Doch von einer Waffenruhe ist man im Gazastreifen weit entfernt. Bei einem Vorstoß israelischer Soldaten in Chan Junis im Süden wurden nach palästinensischen Angaben mindestens 71 Menschen getötet, darunter auch Frauen und Kinder. Mehr als 200 Personen sollen Verletzungen erlitten haben. Die Angaben können freilich nicht unabhängig überprüft werden.
Vor dem Angriff soll die israelische Armee die Menschen im Ostteil der Stadt aufgefordert haben, das Gebiet unverzüglich zu verlassen. Dann griff sie mit Flugzeugen und Panzern an. Mehrere Hamas-Kämpfer, die neuerlich in Chan Junis eingesickert sein sollen, sollen dabei getötet worden sein. Auch diese Angaben ließen sich nicht überprüfen.
Auslöser des Krieges war der Überfall der Hamas am 7. Oktober des Vorjahres. Dabei wurden 1.200 Israelis getötet. An die 250 Menschen wurden in den Gazastreifen entführt.
Etwa die Hälfte kam während einer einwöchigen Feuerpause im vergangenen November frei, im Juni dieses Jahres konnten vier weitere in einer spektakulären Befreiungsoperation aus den Fängen der Miliz gerettet werden. Rund 100 Geiseln sollen sich, so Schätzungen in Israel, noch lebend im Gazastreifen aufhalten.
Für deren Freilassung kommt es in Israel immer wieder zu Demonstrationen – oft in Verbindung mit der Forderung nach Verhandlungen und einer Feuerpause. Doch das lehnt die rechtsnationale Regierung und Premier Benjamin Netanjahu ab.

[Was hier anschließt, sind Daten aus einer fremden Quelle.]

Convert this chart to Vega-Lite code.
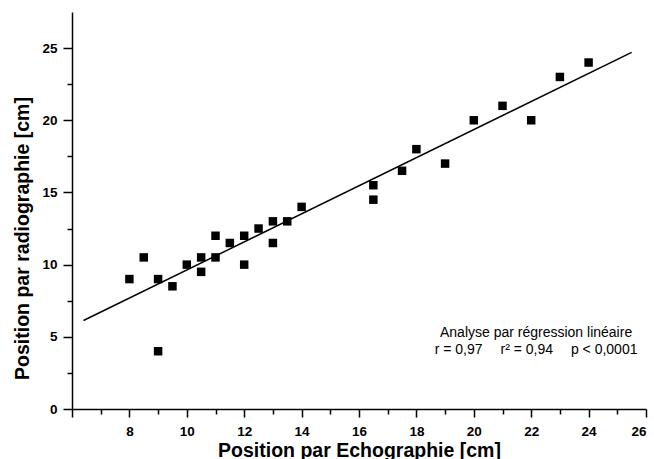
{
  "$schema": "https://vega.github.io/schema/vega-lite/v6.json",
  "width": 574,
  "height": 397,
  "autosize": "none",
  "padding": {"left": 72, "top": 12, "right": 8, "bottom": 50},
  "background": "white",
  "config": {
    "view": {"stroke": null},
    "font": "Liberation Sans",
    "axis": {
      "grid": false,
      "domainColor": "black",
      "domainWidth": 1.5,
      "tickColor": "black",
      "tickWidth": 1.5,
      "labelColor": "black",
      "labelFont": "Liberation Sans",
      "labelFontWeight": "bold",
      "labelFontSize": 13.5,
      "titleColor": "black",
      "titleFont": "Liberation Sans",
      "titleFontWeight": "bold",
      "titleFontSize": 19.5
    }
  },
  "datasets": {
    "mesures": [
      {"echo": 8, "radio": 9},
      {"echo": 8.5, "radio": 10.5},
      {"echo": 9, "radio": 9},
      {"echo": 9, "radio": 4},
      {"echo": 9.5, "radio": 8.5},
      {"echo": 10, "radio": 10},
      {"echo": 10.5, "radio": 10.5},
      {"echo": 10.5, "radio": 9.5},
      {"echo": 11, "radio": 12},
      {"echo": 11, "radio": 10.5},
      {"echo": 11.5, "radio": 11.5},
      {"echo": 12, "radio": 12},
      {"echo": 12, "radio": 10},
      {"echo": 12.5, "radio": 12.5},
      {"echo": 13, "radio": 13},
      {"echo": 13, "radio": 11.5},
      {"echo": 13.5, "radio": 13},
      {"echo": 14, "radio": 14},
      {"echo": 16.5, "radio": 15.5},
      {"echo": 16.5, "radio": 14.5},
      {"echo": 17.5, "radio": 16.5},
      {"echo": 18, "radio": 18},
      {"echo": 19, "radio": 17},
      {"echo": 20, "radio": 20},
      {"echo": 21, "radio": 21},
      {"echo": 22, "radio": 20},
      {"echo": 23, "radio": 23},
      {"echo": 24, "radio": 24}
    ],
    "droite": [
      {"echo": 6.4, "radio": 6.13},
      {"echo": 25.5, "radio": 24.7}
    ]
  },
  "layer": [
    {
      "data": {"name": "mesures"},
      "mark": {"type": "point", "shape": "square", "filled": true, "size": 72, "color": "black", "opacity": 1},
      "encoding": {
        "x": {
          "field": "echo",
          "type": "quantitative",
          "scale": {"domain": [6, 26], "nice": false, "zero": false},
          "axis": {
            "orient": "bottom",
            "values": [6, 8, 10, 12, 14, 16, 18, 20, 22, 24, 26],
            "labelExpr": "datum.value == 6 ? '' : datum.label",
            "tickSize": 8,
            "labelPadding": 7,
            "title": "Position par Echographie [cm]",
            "titleBaseline": "alphabetic",
            "titleY": 47
          }
        },
        "y": {
          "field": "radio",
          "type": "quantitative",
          "scale": {"domain": [0, 27.5], "nice": false, "zero": true},
          "axis": {
            "orient": "left",
            "values": [0, 5, 10, 15, 20, 25],
            "tickSize": 9,
            "labelPadding": 6,
            "title": "Position par radiographie [cm]",
            "titleBaseline": "alphabetic",
            "titleAlign": "center",
            "titleAngle": -90,
            "titleX": -44,
            "titleY": 226
          }
        }
      }
    },
    {
      "data": {"name": "droite"},
      "mark": {"type": "line", "color": "black", "strokeWidth": 1.5},
      "encoding": {
        "x": {
          "field": "echo",
          "type": "quantitative",
          "axis": {
            "orient": "bottom",
            "values": [7, 9, 11, 13, 15, 17, 19, 21, 23, 25],
            "labels": false,
            "domain": false,
            "tickSize": 5,
            "title": null
          }
        },
        "y": {
          "field": "radio",
          "type": "quantitative",
          "axis": {
            "orient": "left",
            "values": [2.5, 7.5, 12.5, 17.5, 22.5],
            "labels": false,
            "domain": false,
            "tickSize": 5,
            "title": null
          }
        }
      }
    },
    {
      "data": {"values": [{}]},
      "mark": {"type": "text", "align": "center", "baseline": "alphabetic", "fontSize": 14, "font": "Liberation Sans", "color": "black"},
      "encoding": {
        "x": {"datum": 22.17, "type": "quantitative", "axis": null},
        "y": {"datum": 4.97, "type": "quantitative", "axis": null},
        "text": {"value": "Analyse par régression linéaire"}
      }
    },
    {
      "data": {"values": [{}]},
      "mark": {"type": "text", "align": "center", "baseline": "alphabetic", "fontSize": 14, "font": "Liberation Sans", "color": "black"},
      "encoding": {
        "x": {"datum": 22.17, "type": "quantitative", "axis": null},
        "y": {"datum": 3.79, "type": "quantitative", "axis": null},
        "text": {"value": "r = 0,97\u2002\u2002\u00a0r² = 0,94\u2002\u2002\u00a0p < 0,0001"}
      }
    }
  ],
  "resolve": {"axis": {"x": "independent", "y": "independent"}}
}
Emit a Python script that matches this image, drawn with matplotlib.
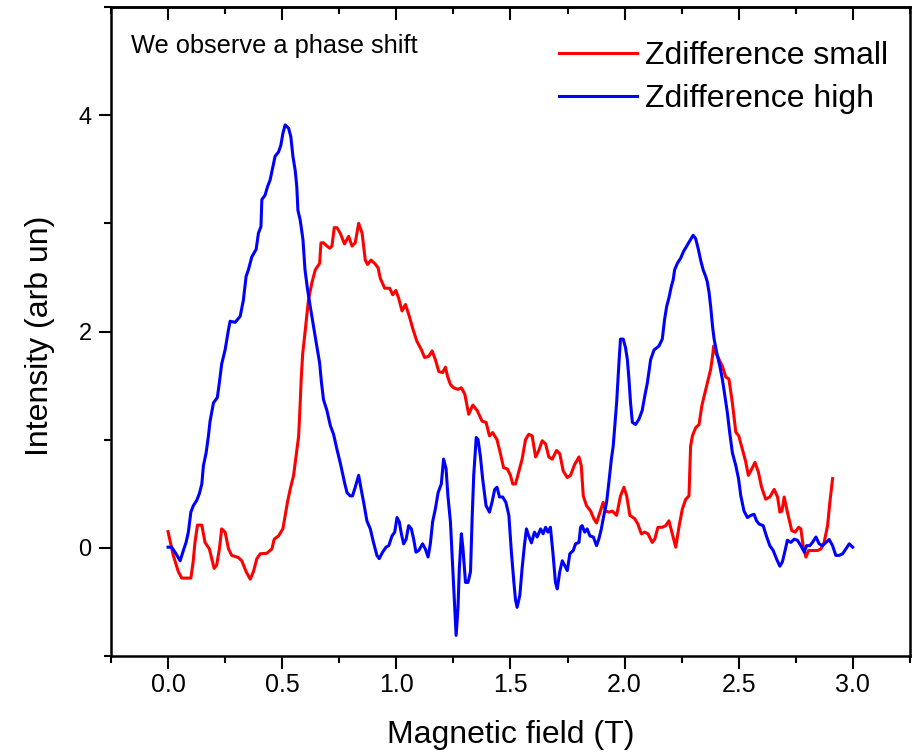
import numpy as np
import matplotlib
matplotlib.use('Agg')
import matplotlib.pyplot as plt
from matplotlib.ticker import MultipleLocator

plt.rcParams['font.family'] = ['Liberation Sans', 'DejaVu Sans']

# Zdifference small (red)
xSmall = [0.000, 0.023, 0.045, 0.060, 0.100, 0.110, 0.118, 0.129, 0.148, 0.162,
          0.181, 0.202, 0.213, 0.225, 0.235, 0.250, 0.265, 0.279, 0.308, 0.323,
          0.342, 0.360, 0.374, 0.389, 0.404, 0.433, 0.455, 0.465, 0.484, 0.503,
          0.513, 0.523, 0.535, 0.550, 0.561, 0.572, 0.579, 0.583, 0.590, 0.600,
          0.615, 0.630, 0.645, 0.664, 0.670, 0.681, 0.696, 0.708, 0.718, 0.728,
          0.740, 0.754, 0.773, 0.791, 0.806, 0.820, 0.835, 0.850, 0.864, 0.874,
          0.889, 0.905, 0.920, 0.930, 0.949, 0.971, 0.984, 0.998, 1.010, 1.025,
          1.040, 1.057, 1.073, 1.090, 1.110, 1.124, 1.142, 1.157, 1.171, 1.186,
          1.203, 1.215, 1.225, 1.237, 1.251, 1.270, 1.285, 1.300, 1.317, 1.335,
          1.354, 1.376, 1.393, 1.408, 1.422, 1.441, 1.456, 1.470, 1.486, 1.500,
          1.510, 1.522, 1.536, 1.551, 1.566, 1.580, 1.595, 1.610, 1.624, 1.639,
          1.654, 1.668, 1.683, 1.702, 1.716, 1.731, 1.749, 1.763, 1.781, 1.800,
          1.810, 1.819, 1.833, 1.851, 1.865, 1.877, 1.892, 1.906, 1.917, 1.931,
          1.946, 1.965, 1.982, 1.997, 2.009, 2.023, 2.044, 2.058, 2.073, 2.088,
          2.102, 2.121, 2.132, 2.146, 2.165, 2.180, 2.194, 2.209, 2.224, 2.239,
          2.253, 2.268, 2.282, 2.289, 2.297, 2.311, 2.326, 2.338, 2.348, 2.363,
          2.377, 2.385, 2.390, 2.400, 2.414, 2.428, 2.443, 2.457, 2.472, 2.487,
          2.500, 2.516, 2.530, 2.542, 2.557, 2.571, 2.586, 2.600, 2.618, 2.636,
          2.655, 2.670, 2.680, 2.689, 2.699, 2.713, 2.732, 2.747, 2.762, 2.772,
          2.782, 2.794, 2.806, 2.823, 2.845, 2.860, 2.874, 2.889, 2.899, 2.911]
ySmall = [0.15, -0.07, -0.22, -0.28, -0.28, -0.13, 0.05, 0.21, 0.21, 0.05,
          -0.01, -0.19, -0.16, -0.01, 0.175, 0.145, -0.01, -0.07, -0.09, -0.12,
          -0.22, -0.29, -0.22, -0.10, -0.055, -0.05, -0.01, 0.08, 0.11, 0.175,
          0.30, 0.42, 0.54, 0.67, 0.85, 1.03, 1.34, 1.55, 1.80, 1.99,
          2.29, 2.45, 2.57, 2.63, 2.82, 2.82, 2.79, 2.77, 2.79, 2.96,
          2.96, 2.91, 2.81, 2.88, 2.79, 2.82, 3.00, 2.91, 2.66, 2.62,
          2.66, 2.63, 2.59, 2.49, 2.40, 2.40, 2.34, 2.38, 2.31, 2.19,
          2.25, 2.14, 2.02, 1.91, 1.83, 1.76, 1.77, 1.82, 1.74, 1.63,
          1.62, 1.67, 1.58, 1.51, 1.48, 1.465, 1.48, 1.42, 1.235, 1.32,
          1.27, 1.17, 1.16, 1.035, 1.066, 1.00, 0.87, 0.74, 0.73, 0.67,
          0.59, 0.59, 0.70, 0.82, 1.00, 1.05, 1.035, 0.84, 0.90, 0.99,
          0.96, 0.84, 0.82, 0.90, 0.87, 0.71, 0.65, 0.67, 0.77, 0.84,
          0.76, 0.48, 0.39, 0.34, 0.27, 0.23, 0.33, 0.42, 0.34, 0.33,
          0.34, 0.30, 0.48, 0.56, 0.48, 0.30, 0.27, 0.22, 0.13, 0.145,
          0.13, 0.05, 0.08, 0.19, 0.19, 0.205, 0.25, 0.13, 0.006, 0.205,
          0.36, 0.45, 0.48, 0.94, 1.035, 1.11, 1.14, 1.31, 1.40, 1.53,
          1.65, 1.77, 1.865, 1.80, 1.74, 1.68, 1.58, 1.56, 1.34, 1.07,
          1.035, 0.91, 0.80, 0.67, 0.73, 0.79, 0.70, 0.56, 0.45, 0.47,
          0.54, 0.47, 0.33, 0.34, 0.47, 0.33, 0.16, 0.145, 0.19, 0.175,
          0.02, -0.085, -0.025, -0.025, -0.025, -0.01, 0.05, 0.205, 0.42, 0.64]

# Zdifference high (blue)
xHigh = [0.000, 0.016, 0.035, 0.053, 0.067, 0.079, 0.089, 0.100, 0.111, 0.126,
         0.137, 0.148, 0.155, 0.167, 0.177, 0.184, 0.199, 0.216, 0.225, 0.235,
         0.250, 0.265, 0.272, 0.294, 0.316, 0.330, 0.342, 0.352, 0.367, 0.386,
         0.396, 0.407, 0.411, 0.425, 0.436, 0.447, 0.459, 0.469, 0.484, 0.494,
         0.503, 0.513, 0.528, 0.538, 0.547, 0.557, 0.564, 0.569, 0.579, 0.591,
         0.600, 0.611, 0.623, 0.637, 0.652, 0.664, 0.672, 0.681, 0.696, 0.711,
         0.725, 0.740, 0.755, 0.773, 0.784, 0.798, 0.808, 0.820, 0.835, 0.846,
         0.857, 0.871, 0.886, 0.900, 0.915, 0.925, 0.940, 0.955, 0.967, 0.981,
         0.993, 1.003, 1.013, 1.022, 1.032, 1.043, 1.054, 1.066, 1.076, 1.086,
         1.098, 1.115, 1.127, 1.139, 1.149, 1.159, 1.171, 1.183, 1.197, 1.207,
         1.218, 1.226, 1.237, 1.247, 1.256, 1.262, 1.270, 1.276, 1.285, 1.292,
         1.303, 1.314, 1.325, 1.332, 1.339, 1.350, 1.358, 1.368, 1.378, 1.393,
         1.408, 1.419, 1.431, 1.441, 1.452, 1.466, 1.480, 1.493, 1.504, 1.515,
         1.522, 1.529, 1.541, 1.551, 1.561, 1.570, 1.580, 1.592, 1.605, 1.617,
         1.632, 1.643, 1.654, 1.664, 1.675, 1.687, 1.697, 1.705, 1.716, 1.727,
         1.737, 1.749, 1.760, 1.775, 1.785, 1.800, 1.807, 1.814, 1.825, 1.836,
         1.848, 1.863, 1.877, 1.887, 1.898, 1.909, 1.921, 1.931, 1.942, 1.950,
         1.956, 1.965, 1.971, 1.976, 1.982, 1.994, 2.004, 2.012, 2.019, 2.026,
         2.034, 2.048, 2.063, 2.077, 2.088, 2.100, 2.114, 2.129, 2.150, 2.165,
         2.175, 2.184, 2.194, 2.205, 2.213, 2.219, 2.231, 2.246, 2.258, 2.272,
         2.286, 2.300, 2.311, 2.323, 2.333, 2.344, 2.355, 2.362, 2.370, 2.377,
         2.385, 2.392, 2.404, 2.417, 2.428, 2.435, 2.450, 2.460, 2.472, 2.487,
         2.499, 2.509, 2.523, 2.538, 2.553, 2.567, 2.578, 2.589, 2.607, 2.621,
         2.636, 2.651, 2.665, 2.680, 2.691, 2.703, 2.713, 2.728, 2.743, 2.757,
         2.772, 2.787, 2.797, 2.811, 2.823, 2.838, 2.852, 2.867, 2.882, 2.896,
         2.911, 2.925, 2.940, 2.955, 2.969, 2.984, 2.999]
yHigh = [0.006, 0.006, -0.055, -0.12, -0.025, 0.05, 0.145, 0.33, 0.39, 0.44,
         0.50, 0.59, 0.76, 0.88, 1.035, 1.17, 1.34, 1.39, 1.53, 1.70,
         1.83, 2.02, 2.095, 2.085, 2.14, 2.29, 2.51, 2.57, 2.69, 2.76,
         2.91, 2.97, 3.22, 3.26, 3.34, 3.40, 3.52, 3.62, 3.66, 3.72,
         3.83, 3.91, 3.88, 3.80, 3.62, 3.49, 3.34, 3.12, 3.03, 2.85,
         2.57, 2.39, 2.23, 2.05, 1.86, 1.71, 1.53, 1.37, 1.27, 1.13,
         1.05, 0.91, 0.78, 0.605, 0.51, 0.48, 0.48, 0.56, 0.67, 0.54,
         0.42, 0.25, 0.175, 0.05, -0.07, -0.10, -0.04, 0.006, 0.02, 0.11,
         0.145, 0.28, 0.24, 0.13, 0.037, 0.08, 0.205, 0.175, 0.08, -0.04,
         -0.025, 0.037, -0.01, -0.085, 0.037, 0.24, 0.36, 0.51, 0.59, 0.82,
         0.73, 0.48, 0.24, -0.19, -0.56, -0.81, -0.56, -0.19, 0.13, -0.01,
         -0.32, -0.32, -0.22, 0.27, 0.67, 1.02, 1.00, 0.85, 0.64, 0.39,
         0.33, 0.42, 0.54, 0.56, 0.47, 0.47, 0.42, 0.30, -0.04, -0.32,
         -0.48, -0.55, -0.44, -0.19, 0.02, 0.175, 0.11, 0.046, 0.145, 0.10,
         0.175, 0.13, 0.19, 0.145, 0.19, -0.07, -0.32, -0.38, -0.22, -0.12,
         -0.16, -0.21, -0.055, -0.025, 0.037, 0.05, 0.19, 0.205, 0.145, 0.175,
         0.11, 0.10, 0.02, 0.08, 0.175, 0.30, 0.42, 0.605, 0.82, 0.94,
         1.10, 1.34, 1.56, 1.74, 1.93, 1.93, 1.85, 1.74, 1.56, 1.34,
         1.16, 1.14, 1.19, 1.27, 1.40, 1.53, 1.74, 1.83, 1.865, 1.93,
         2.11, 2.23, 2.31, 2.42, 2.48, 2.57, 2.63, 2.68, 2.74, 2.79,
         2.84, 2.89, 2.86, 2.76, 2.66, 2.57, 2.51, 2.46, 2.36, 2.23,
         2.05, 1.93, 1.80, 1.68, 1.56, 1.465, 1.25, 1.07, 0.88, 0.76,
         0.64, 0.48, 0.34, 0.28, 0.30, 0.31, 0.25, 0.22, 0.205, 0.11,
         0.02, -0.025, -0.10, -0.17, -0.13, -0.025, 0.07, 0.05, 0.08, 0.07,
         0.02, -0.04, 0.02, 0.02, 0.05, 0.10, 0.037, 0.02, 0.05, 0.077,
         0.02, -0.07, -0.07, -0.055, -0.01, 0.037, 0.006]

seriesLabels = ['Zdifference small', 'Zdifference high']
noteText = 'We observe a phase shift'

fig = plt.figure(figsize=(9.14, 7.56), dpi=100)
ax = fig.add_axes([0.1214, 0.1323, 0.8742, 0.8584])

ax.plot(xSmall, ySmall, color='#ff0000', lw=2.2, label=seriesLabels[0],
        solid_joinstyle='round')
ax.plot(xHigh, yHigh, color='#0000ff', lw=2.2, label=seriesLabels[1],
        solid_joinstyle='round')

ax.set_xlim(-0.25, 3.25)
ax.set_ylim(-1, 5)
ax.xaxis.set_major_locator(MultipleLocator(0.5))
ax.xaxis.set_minor_locator(MultipleLocator(0.25))
ax.yaxis.set_major_locator(MultipleLocator(2))
ax.yaxis.set_minor_locator(MultipleLocator(1))
ax.xaxis.set_major_formatter(plt.FormatStrFormatter('%.1f'))

for s in ax.spines.values():
    s.set_linewidth(1.8)

# bottom/left ticks outward, top ticks inward, none on right
ax.tick_params(axis='x', which='both', bottom=True, top=False, direction='out',
               width=1.5, labelsize=18, pad=3)
ax.tick_params(axis='x', which='major', length=9)
ax.tick_params(axis='x', which='minor', length=5)
ax.tick_params(axis='y', which='both', left=True, right=False, direction='out',
               width=1.5, labelsize=17, pad=5)
ax.tick_params(axis='y', which='major', length=9)
ax.tick_params(axis='y', which='minor', length=5)

top = ax.secondary_xaxis('top')
top.xaxis.set_major_locator(MultipleLocator(0.5))
top.xaxis.set_minor_locator(MultipleLocator(0.25))
top.tick_params(which='both', direction='in', width=1.5, labeltop=False)
top.tick_params(which='major', length=9)
top.tick_params(which='minor', length=5)
top.spines['top'].set_linewidth(1.8)

ax.set_xlabel('Magnetic field (T)', fontsize=23)
ax.xaxis.set_label_coords(0.5, -0.0986)
ax.set_ylabel('Intensity (arb un)', fontsize=23)
ax.yaxis.set_label_coords(-0.07, 0.493)

ax.text(0.025, 0.929, noteText, transform=ax.transAxes, fontsize=18.3,
        va='baseline', ha='left')

ax.legend(loc='upper left', bbox_to_anchor=(0.5607, 0.947), frameon=False,
          fontsize=23, handlelength=2.45, handletextpad=0.25,
          labelspacing=0.39, borderpad=0, borderaxespad=0)

fig.savefig('out.png', dpi=100)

Und so geht das Sterben weiter. Laut der Menschenrechtsorganisation Human Rights Watch (HRW), die sich auf Zahlen des Gesundheitsministeriums in Gaza beruft, wurden bereits an die 40.000 Menschen in dem Krieg getötet, rund 90.000 sollen verletzt worden sein.
Unterernährung und OP ohne Betäubungsmittel
Laut Weltgesundheitsorganisation WHO sind zwischen 12 und 16,5 Prozent der Kinder unter fünf Jahren im Gazastreifen akut unterernährt. Vor den Ereignissen vom 7. Oktober waren es weniger als ein Prozent.
Hilferufe aus den teils zerstörten Spitälern, in denen es an allem mangelt, verhallen meist ungehört. Die Mediziner dort operieren unter unvorstellbaren Bedingungen: oft nur mit einer Taschenlampe als Lichtquelle und ohne Betäubungsmittel.
Trotzdem gibt es immer wieder von kleinen Wundern zu berichten. So retten Mediziner jüngst das Leben eines Ungeborenen. Seine hochschwangere Mutter wurde bei einem Angriff getötet, nach einer Not-OP erblickte das Baby das Licht der Welt.